Task 8 — Atomic Min Tracker¶
Track the minimum value ever observed across many goroutines. Lock-free.
type MinTracker struct {
min atomic.Int64
}
func NewMinTracker() *MinTracker // initial min: math.MaxInt64
func (m *MinTracker) Observe(v int64)
func (m *MinTracker) Min() int64
Acceptance: - 100 goroutines, each observing 10000 random int64 values. Final Min() equals the smallest value across all goroutines.
Reference solution:
func NewMinTracker() *MinTracker {
m := &MinTracker{}
m.min.Store(math.MaxInt64)
return m
}
func (m *MinTracker) Observe(v int64) {
for {
old := m.min.Load()
if v >= old {
return // v is not smaller; no update needed
}
if m.min.CompareAndSwap(old, v) {
return
}
// Lost the CAS; loop and re-check (the new value might be smaller still).
}
}
func (m *MinTracker) Min() int64 {
return m.min.Load()
}
This is the canonical "non-Add" atomic operation: min is not expressible as Add, so we CAS-loop.
Task 9 — Atomic vs RWMutex Read-Heavy Workload¶
Benchmark three implementations of a read-mostly config:
sync.RWMutexaround*Config.sync.Mutexaround*Config.atomic.Pointer[Config].
Use b.RunParallel. Compare at GOMAXPROCS=1,4,16.
Expected results: atomic wins at every level. RWMutex beats Mutex by 1.5-3x under heavy read load. Atomic beats RWMutex by 5-50x under heavy read load.
Reference solution sketch:
func BenchmarkConfigAtomic_Read(b *testing.B) {
var p atomic.Pointer[Config]
p.Store(&Config{...})
b.RunParallel(func(pb *testing.PB) {
for pb.Next() {
_ = p.Load().Timeout
}
})
}
func BenchmarkConfigRWMutex_Read(b *testing.B) {
var mu sync.RWMutex
cfg := &Config{...}
b.RunParallel(func(pb *testing.PB) {
for pb.Next() {
mu.RLock()
_ = cfg.Timeout
mu.RUnlock()
}
})
}
Report the numbers on your hardware. Add a few percentages of writes (1%, 5%, 25%) and see how the gap changes. Atomic dominates because it does no atomic operations on reads beyond the load itself.

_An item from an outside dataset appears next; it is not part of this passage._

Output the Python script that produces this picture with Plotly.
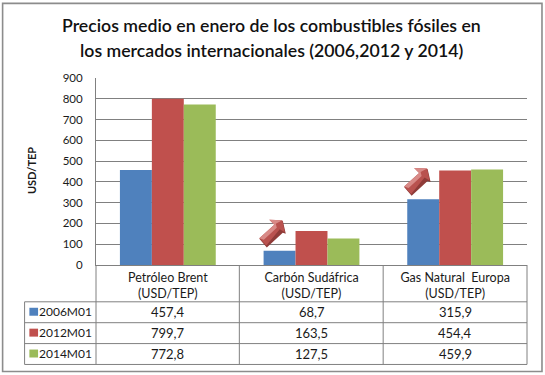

Task 10 — Find the Cache-Line Hot Spot¶
You are given:
type Metrics struct {
Requests atomic.Int64
Errors atomic.Int64
Bytes atomic.Int64
Latencies atomic.Int64
}
Four goroutines each increment one of the four fields in a tight loop. Measure throughput. Then add padding so each field is on its own cache line. Re-measure. Quantify the improvement.
Reference solution:
type padded struct {
v atomic.Int64
_ [56]byte
}
type Metrics struct {
Requests padded
Errors padded
Bytes padded
Latencies padded
}
On a 4-core amd64 machine, expect 5-10x throughput improvement from padding. Document the measurement and explain the cache-line invalidation cascade in a comment.